Data shown.
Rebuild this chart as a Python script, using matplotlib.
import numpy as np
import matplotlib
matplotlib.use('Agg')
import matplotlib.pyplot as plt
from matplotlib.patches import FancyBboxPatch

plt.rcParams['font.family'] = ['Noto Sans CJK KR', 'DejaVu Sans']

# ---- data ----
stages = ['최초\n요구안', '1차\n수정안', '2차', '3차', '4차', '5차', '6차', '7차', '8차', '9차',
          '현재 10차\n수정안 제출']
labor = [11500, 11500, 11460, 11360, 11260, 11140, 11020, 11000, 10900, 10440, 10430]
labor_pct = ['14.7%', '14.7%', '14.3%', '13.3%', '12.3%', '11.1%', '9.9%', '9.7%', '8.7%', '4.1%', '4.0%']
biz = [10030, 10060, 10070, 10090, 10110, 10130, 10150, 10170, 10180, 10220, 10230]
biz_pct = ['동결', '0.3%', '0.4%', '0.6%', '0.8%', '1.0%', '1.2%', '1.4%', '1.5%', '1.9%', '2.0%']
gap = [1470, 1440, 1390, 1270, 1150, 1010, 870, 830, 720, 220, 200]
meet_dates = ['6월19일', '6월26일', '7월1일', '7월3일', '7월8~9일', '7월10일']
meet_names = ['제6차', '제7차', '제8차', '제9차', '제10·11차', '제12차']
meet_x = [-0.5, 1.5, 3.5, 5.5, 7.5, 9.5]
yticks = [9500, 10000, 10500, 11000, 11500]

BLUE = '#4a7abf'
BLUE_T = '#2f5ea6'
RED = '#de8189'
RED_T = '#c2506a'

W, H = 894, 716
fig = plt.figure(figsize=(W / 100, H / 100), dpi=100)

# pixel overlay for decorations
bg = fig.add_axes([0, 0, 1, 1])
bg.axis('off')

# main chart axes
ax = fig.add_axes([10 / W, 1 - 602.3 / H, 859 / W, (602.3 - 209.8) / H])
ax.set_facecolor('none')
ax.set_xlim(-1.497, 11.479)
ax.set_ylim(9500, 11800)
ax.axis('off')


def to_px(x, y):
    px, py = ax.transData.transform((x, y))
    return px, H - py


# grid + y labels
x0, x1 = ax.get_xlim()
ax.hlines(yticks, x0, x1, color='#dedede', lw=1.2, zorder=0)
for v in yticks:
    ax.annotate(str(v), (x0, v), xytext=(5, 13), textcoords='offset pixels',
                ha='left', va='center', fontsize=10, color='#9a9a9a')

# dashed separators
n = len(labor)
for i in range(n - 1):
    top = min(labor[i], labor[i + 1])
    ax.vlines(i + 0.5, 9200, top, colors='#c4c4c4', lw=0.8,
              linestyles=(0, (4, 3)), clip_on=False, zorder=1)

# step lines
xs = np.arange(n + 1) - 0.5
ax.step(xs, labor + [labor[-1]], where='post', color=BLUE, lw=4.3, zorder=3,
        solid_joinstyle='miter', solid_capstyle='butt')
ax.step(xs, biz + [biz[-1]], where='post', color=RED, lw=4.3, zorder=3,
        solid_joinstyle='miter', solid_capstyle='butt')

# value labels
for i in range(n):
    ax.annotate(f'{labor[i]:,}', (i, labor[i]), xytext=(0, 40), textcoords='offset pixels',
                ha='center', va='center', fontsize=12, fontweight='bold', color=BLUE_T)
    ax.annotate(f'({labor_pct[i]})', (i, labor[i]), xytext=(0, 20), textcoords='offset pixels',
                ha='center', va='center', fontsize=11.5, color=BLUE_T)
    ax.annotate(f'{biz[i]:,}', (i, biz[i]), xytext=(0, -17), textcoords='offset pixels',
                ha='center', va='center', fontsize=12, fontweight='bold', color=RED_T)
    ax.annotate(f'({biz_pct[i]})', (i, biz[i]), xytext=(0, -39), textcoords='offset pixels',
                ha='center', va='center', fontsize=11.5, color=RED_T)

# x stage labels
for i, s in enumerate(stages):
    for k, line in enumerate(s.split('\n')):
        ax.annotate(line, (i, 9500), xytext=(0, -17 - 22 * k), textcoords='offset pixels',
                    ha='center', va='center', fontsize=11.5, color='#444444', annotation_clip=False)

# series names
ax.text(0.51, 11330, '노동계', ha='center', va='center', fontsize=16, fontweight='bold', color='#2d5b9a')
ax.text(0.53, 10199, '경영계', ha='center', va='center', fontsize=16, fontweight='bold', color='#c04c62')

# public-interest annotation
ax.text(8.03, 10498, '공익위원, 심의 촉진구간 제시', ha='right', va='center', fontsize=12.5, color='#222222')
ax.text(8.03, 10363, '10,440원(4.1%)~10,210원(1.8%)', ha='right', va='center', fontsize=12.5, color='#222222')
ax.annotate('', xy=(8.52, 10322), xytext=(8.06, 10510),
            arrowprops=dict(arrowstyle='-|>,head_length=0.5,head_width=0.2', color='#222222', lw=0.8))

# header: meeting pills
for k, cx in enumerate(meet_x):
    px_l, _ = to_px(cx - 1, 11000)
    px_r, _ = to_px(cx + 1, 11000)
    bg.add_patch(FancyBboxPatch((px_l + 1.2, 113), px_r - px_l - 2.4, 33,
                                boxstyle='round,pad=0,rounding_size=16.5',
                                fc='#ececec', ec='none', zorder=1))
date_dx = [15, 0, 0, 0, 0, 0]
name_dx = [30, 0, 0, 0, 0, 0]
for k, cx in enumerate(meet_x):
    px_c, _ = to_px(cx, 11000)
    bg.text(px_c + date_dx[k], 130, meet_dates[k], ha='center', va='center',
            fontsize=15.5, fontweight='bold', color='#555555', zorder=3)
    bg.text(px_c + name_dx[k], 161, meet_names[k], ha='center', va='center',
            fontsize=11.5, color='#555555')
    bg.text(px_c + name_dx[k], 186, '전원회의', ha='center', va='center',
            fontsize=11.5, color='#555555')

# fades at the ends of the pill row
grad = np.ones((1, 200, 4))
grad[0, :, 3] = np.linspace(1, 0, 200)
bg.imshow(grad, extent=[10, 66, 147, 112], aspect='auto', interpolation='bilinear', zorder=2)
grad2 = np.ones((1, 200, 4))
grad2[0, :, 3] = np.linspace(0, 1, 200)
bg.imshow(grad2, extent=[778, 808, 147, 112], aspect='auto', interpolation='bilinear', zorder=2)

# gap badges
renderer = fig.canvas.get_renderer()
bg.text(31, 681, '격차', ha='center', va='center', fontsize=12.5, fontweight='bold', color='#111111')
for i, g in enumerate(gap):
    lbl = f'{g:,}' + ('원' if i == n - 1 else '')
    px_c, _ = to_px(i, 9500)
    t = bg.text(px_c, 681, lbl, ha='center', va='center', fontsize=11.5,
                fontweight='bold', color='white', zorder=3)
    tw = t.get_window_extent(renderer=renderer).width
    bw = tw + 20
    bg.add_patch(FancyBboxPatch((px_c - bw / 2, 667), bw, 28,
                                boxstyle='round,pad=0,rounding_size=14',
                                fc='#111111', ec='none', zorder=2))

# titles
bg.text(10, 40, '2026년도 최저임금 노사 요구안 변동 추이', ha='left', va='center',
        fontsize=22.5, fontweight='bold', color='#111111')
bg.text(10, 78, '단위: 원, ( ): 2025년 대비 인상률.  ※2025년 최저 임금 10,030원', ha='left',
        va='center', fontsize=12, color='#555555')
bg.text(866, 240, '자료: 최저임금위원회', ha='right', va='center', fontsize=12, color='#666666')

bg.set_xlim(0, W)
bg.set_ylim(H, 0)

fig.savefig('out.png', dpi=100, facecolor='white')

Work to complete. Take the data above and return it exactly.

Solution to the problem.
Rebuild this chart as a Python script, using matplotlib.
import numpy as np
import matplotlib
matplotlib.use('Agg')
import matplotlib.pyplot as plt
from matplotlib.patches import FancyBboxPatch

plt.rcParams['font.family'] = ['Noto Sans CJK KR', 'DejaVu Sans']

# ---- data ----
stages = ['최초\n요구안', '1차\n수정안', '2차', '3차', '4차', '5차', '6차', '7차', '8차', '9차',
          '현재 10차\n수정안 제출']
labor = [11500, 11500, 11460, 11360, 11260, 11140, 11020, 11000, 10900, 10440, 10430]
labor_pct = ['14.7%', '14.7%', '14.3%', '13.3%', '12.3%', '11.1%', '9.9%', '9.7%', '8.7%', '4.1%', '4.0%']
biz = [10030, 10060, 10070, 10090, 10110, 10130, 10150, 10170, 10180, 10220, 10230]
biz_pct = ['동결', '0.3%', '0.4%', '0.6%', '0.8%', '1.0%', '1.2%', '1.4%', '1.5%', '1.9%', '2.0%']
gap = [1470, 1440, 1390, 1270, 1150, 1010, 870, 830, 720, 220, 200]
meet_dates = ['6월19일', '6월26일', '7월1일', '7월3일', '7월8~9일', '7월10일']
meet_names = ['제6차', '제7차', '제8차', '제9차', '제10·11차', '제12차']
meet_x = [-0.5, 1.5, 3.5, 5.5, 7.5, 9.5]
yticks = [9500, 10000, 10500, 11000, 11500]

BLUE = '#4a7abf'
BLUE_T = '#2f5ea6'
RED = '#de8189'
RED_T = '#c2506a'

W, H = 894, 716
fig = plt.figure(figsize=(W / 100, H / 100), dpi=100)

# pixel overlay for decorations
bg = fig.add_axes([0, 0, 1, 1])
bg.axis('off')

# main chart axes
ax = fig.add_axes([10 / W, 1 - 602.3 / H, 859 / W, (602.3 - 209.8) / H])
ax.set_facecolor('none')
ax.set_xlim(-1.497, 11.479)
ax.set_ylim(9500, 11800)
ax.axis('off')


def to_px(x, y):
    px, py = ax.transData.transform((x, y))
    return px, H - py


# grid + y labels
x0, x1 = ax.get_xlim()
ax.hlines(yticks, x0, x1, color='#dedede', lw=1.2, zorder=0)
for v in yticks:
    ax.annotate(str(v), (x0, v), xytext=(5, 13), textcoords='offset pixels',
                ha='left', va='center', fontsize=10, color='#9a9a9a')

# dashed separators
n = len(labor)
for i in range(n - 1):
    top = min(labor[i], labor[i + 1])
    ax.vlines(i + 0.5, 9200, top, colors='#c4c4c4', lw=0.8,
              linestyles=(0, (4, 3)), clip_on=False, zorder=1)

# step lines
xs = np.arange(n + 1) - 0.5
ax.step(xs, labor + [labor[-1]], where='post', color=BLUE, lw=4.3, zorder=3,
        solid_joinstyle='miter', solid_capstyle='butt')
ax.step(xs, biz + [biz[-1]], where='post', color=RED, lw=4.3, zorder=3,
        solid_joinstyle='miter', solid_capstyle='butt')

# value labels
for i in range(n):
    ax.annotate(f'{labor[i]:,}', (i, labor[i]), xytext=(0, 40), textcoords='offset pixels',
                ha='center', va='center', fontsize=12, fontweight='bold', color=BLUE_T)
    ax.annotate(f'({labor_pct[i]})', (i, labor[i]), xytext=(0, 20), textcoords='offset pixels',
                ha='center', va='center', fontsize=11.5, color=BLUE_T)
    ax.annotate(f'{biz[i]:,}', (i, biz[i]), xytext=(0, -17), textcoords='offset pixels',
                ha='center', va='center', fontsize=12, fontweight='bold', color=RED_T)
    ax.annotate(f'({biz_pct[i]})', (i, biz[i]), xytext=(0, -39), textcoords='offset pixels',
                ha='center', va='center', fontsize=11.5, color=RED_T)

# x stage labels
for i, s in enumerate(stages):
    for k, line in enumerate(s.split('\n')):
        ax.annotate(line, (i, 9500), xytext=(0, -17 - 22 * k), textcoords='offset pixels',
                    ha='center', va='center', fontsize=11.5, color='#444444', annotation_clip=False)

# series names
ax.text(0.51, 11330, '노동계', ha='center', va='center', fontsize=16, fontweight='bold', color='#2d5b9a')
ax.text(0.53, 10199, '경영계', ha='center', va='center', fontsize=16, fontweight='bold', color='#c04c62')

# public-interest annotation
ax.text(8.03, 10498, '공익위원, 심의 촉진구간 제시', ha='right', va='center', fontsize=12.5, color='#222222')
ax.text(8.03, 10363, '10,440원(4.1%)~10,210원(1.8%)', ha='right', va='center', fontsize=12.5, color='#222222')
ax.annotate('', xy=(8.52, 10322), xytext=(8.06, 10510),
            arrowprops=dict(arrowstyle='-|>,head_length=0.5,head_width=0.2', color='#222222', lw=0.8))

# header: meeting pills
for k, cx in enumerate(meet_x):
    px_l, _ = to_px(cx - 1, 11000)
    px_r, _ = to_px(cx + 1, 11000)
    bg.add_patch(FancyBboxPatch((px_l + 1.2, 113), px_r - px_l - 2.4, 33,
                                boxstyle='round,pad=0,rounding_size=16.5',
                                fc='#ececec', ec='none', zorder=1))
date_dx = [15, 0, 0, 0, 0, 0]
name_dx = [30, 0, 0, 0, 0, 0]
for k, cx in enumerate(meet_x):
    px_c, _ = to_px(cx, 11000)
    bg.text(px_c + date_dx[k], 130, meet_dates[k], ha='center', va='center',
            fontsize=15.5, fontweight='bold', color='#555555', zorder=3)
    bg.text(px_c + name_dx[k], 161, meet_names[k], ha='center', va='center',
            fontsize=11.5, color='#555555')
    bg.text(px_c + name_dx[k], 186, '전원회의', ha='center', va='center',
            fontsize=11.5, color='#555555')

# fades at the ends of the pill row
grad = np.ones((1, 200, 4))
grad[0, :, 3] = np.linspace(1, 0, 200)
bg.imshow(grad, extent=[10, 66, 147, 112], aspect='auto', interpolation='bilinear', zorder=2)
grad2 = np.ones((1, 200, 4))
grad2[0, :, 3] = np.linspace(0, 1, 200)
bg.imshow(grad2, extent=[778, 808, 147, 112], aspect='auto', interpolation='bilinear', zorder=2)

# gap badges
renderer = fig.canvas.get_renderer()
bg.text(31, 681, '격차', ha='center', va='center', fontsize=12.5, fontweight='bold', color='#111111')
for i, g in enumerate(gap):
    lbl = f'{g:,}' + ('원' if i == n - 1 else '')
    px_c, _ = to_px(i, 9500)
    t = bg.text(px_c, 681, lbl, ha='center', va='center', fontsize=11.5,
                fontweight='bold', color='white', zorder=3)
    tw = t.get_window_extent(renderer=renderer).width
    bw = tw + 20
    bg.add_patch(FancyBboxPatch((px_c - bw / 2, 667), bw, 28,
                                boxstyle='round,pad=0,rounding_size=14',
                                fc='#111111', ec='none', zorder=2))

# titles
bg.text(10, 40, '2026년도 최저임금 노사 요구안 변동 추이', ha='left', va='center',
        fontsize=22.5, fontweight='bold', color='#111111')
bg.text(10, 78, '단위: 원, ( ): 2025년 대비 인상률.  ※2025년 최저 임금 10,030원', ha='left',
        va='center', fontsize=12, color='#555555')
bg.text(866, 240, '자료: 최저임금위원회', ha='right', va='center', fontsize=12, color='#666666')

bg.set_xlim(0, W)
bg.set_ylim(H, 0)

fig.savefig('out.png', dpi=100, facecolor='white')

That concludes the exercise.